Defendant, in his motion to dismiss, appears to be claiming absolute immunity because he was acting in his official capacity pursuant to an order issued by a district *482 justice. He cites Meyer v. Curran, 397 F. Supp. 512, 519 (E.D.Pa.1975), in which this court held that a private individual who was deemed to have acted under the direction of a state official who was clothed with absolute immunity enjoyed the immunity of that state official.[3] Defendant also cites Winterhalter v. Three Rivers Motors Co., 312 F. Supp. 962, 963 (W.D.Pa.1970), in which the court held that police constables who served a warrant issued to them by a magistrate, acted "as an arm of the judicial power and are ... immune from suit under the Civil Rights Act." However, in those cases, there was no allegation that the defendant had failed to carry out his duties faithfully and as the official intended.

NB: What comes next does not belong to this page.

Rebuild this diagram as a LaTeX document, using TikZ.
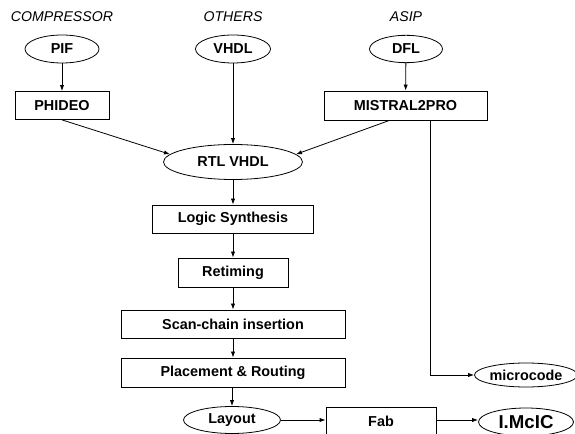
\documentclass[tikz,border=0pt]{standalone}
\usepackage{fontspec}
\setmainfont{Liberation Sans}
\usetikzlibrary{shapes.geometric,arrows.meta,calc}
\begin{document}
\begin{tikzpicture}[x=0.75pt,y=-0.75pt,
  every node/.style={font=\fontsize{10.8}{12}\selectfont\bfseries, inner sep=0pt},
  oval/.style={draw, ellipse, line width=0.6pt},
  stepbox/.style={draw, rectangle, line width=0.6pt},
  lab/.style={font=\fontsize{10.6}{12}\selectfont\itshape},
  conn/.style={line width=0.6pt, -{Latex[length=4.5pt,width=3.2pt]}}
]
\useasboundingbox (0,0) rectangle (575,434);
\begin{scope}
\clip (0,0) rectangle (575,434);
% labels
\node[lab] (lcomp) at (62,17) {COMPRESSOR};
\node[lab] (loth) at (233,17) {OTHERS};
\node[lab] (lasip) at (406,17) {ASIP};
% top ellipses
\node[oval, minimum width=55.5pt, minimum height=21pt] (pif) at (62,49) {PIF};
\node[oval, minimum width=56.25pt, minimum height=21pt] (vhdl) at (233,49) {VHDL};
\node[oval, minimum width=54.75pt, minimum height=20.5pt] (dfl) at (406,49) {DFL};
% boxes
\node[stepbox, minimum width=70.5pt, minimum height=21pt] (phideo) at (62,105.5) {PHIDEO};
\node[stepbox, minimum width=122.25pt, minimum height=21.75pt] (mistral) at (405.5,105.5) {MISTRAL2PRO};
\node[oval, minimum width=104.25pt, minimum height=26.25pt] (rtl) at (233,162) {RTL VHDL};
\node[stepbox, minimum width=120.75pt, minimum height=21pt] (logic) at (233,219) {Logic Synthesis};
\node[stepbox, minimum width=82.5pt, minimum height=21.75pt] (retim) at (233,272.5) {Retiming};
\node[stepbox, minimum width=168pt, minimum height=21pt] (scan) at (233,324) {Scan-chain insertion};
\node[stepbox, minimum width=168pt, minimum height=21.75pt] (place) at (233,372.5) {Placement \& Routing};
\node[oval, minimum width=72.75pt, minimum height=20.25pt] (layout) at (232,420) {Layout};
\node[stepbox, minimum width=82.5pt, minimum height=21pt] (fab) at (381,421) {Fab};
\node[oval, minimum width=71.25pt, minimum height=18pt] (micro) at (526,375) {microcode};
\node[oval, minimum width=71.25pt, minimum height=21pt, font=\fontsize{14}{15}\selectfont\bfseries] (imcic) at (526,422) {I.McIC};
% connectors
\draw[conn] (pif) -- (phideo);
\draw[conn] (dfl) -- (mistral);
\draw[conn] (vhdl) -- (rtl);
\draw[conn] (phideo.south) -- (rtl.173);
\draw[conn] ($(mistral.south)+(-16,0)$) -- (rtl.7);
\draw[conn] ($(mistral.south)+(25,0)$) |- (micro.west);
\draw[conn] (rtl) -- (logic);
\draw[conn] (logic) -- (retim);
\draw[conn] (retim) -- (scan);
\draw[conn] (scan) -- (place);
\draw[conn] (place.south -| layout) -- (layout);
\draw[conn] (layout.east) -- (layout.east -| fab.west);
\draw[conn] (layout.east -| fab.east) -- (layout.east -| imcic.west);
\end{scope}
\end{tikzpicture}
\end{document}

The question in this case is whether judicial immunity attaches to a constable who, acting as the arm of the court in carrying out an order of execution, allegedly altered that order so as to thwart the intention of the district justice and pervert the judicial process. Defendant has cited no authority holding or even suggesting that a constable acting in this manner is immune from suit under section 1983, and I know of none.[4]

Finally, the defendant has moved to dismiss the complaint on the ground that the statute of limitations has expired. He does not mention the issue in his memorandum of law, however, and complaint does not contain the information which would allow the relevant calculations to be made.

 
CONCLUSION

As indicated in the foregoing, I will grant defendant's motion in part and deny it in part, and will dismiss a portion of the complaint with leave to amend.

NOTES

[1] Several months after the Third Circuit decision in Wisniewski, the Pennsylvania Supreme Court used section 46 of the Restatement (Second) of Torts in deciding that the plaintiff had not met with its requirements. It stated that it had "never had occasion to specifically adopt section 46," and it "left to another day the question of the viability of section 46 in Pennsylvania." Kazatsky v. King David Memorial Park, 515 Pa. 183, 527 A.2d 988, 988-89 (1987).

[2] Plaintiffs are apparently unaware that misuse of process has been codified in Pennsylvania, 42 Pa.C.S.A. § 8351-54, and that, in any case, it is not applicable to the facts they allege. It refers to the wrongful initiation of process, not its perversion after it was properly issued, as does abuse of process. See McGee v. Feege, 517 Pa. 247, 535 A.2d 1020 (1987).

[3] Meyer v. Curran may no longer be good law. In Boileau v. Bethlehem Steel Corp., 730 F.2d 929, 937 (3d Cir.1984), cert. denied, 469 U.S. 871, 105 S. Ct. 221, 83 L. Ed. 2d 150 (1984), the United States Court of Appeals for the Third Circuit stated that the Supreme Court had by implication rejected the reasoning of Meyer in Dennis v. Sparks 449 U.S. 24, 29-31, 101 S. Ct. 183, 187-88, 66 L. Ed. 2d 185 (1980).

[4] Defendant may have intended to claim qualified immunity in addition to absolute immunity, but he failed to argue it.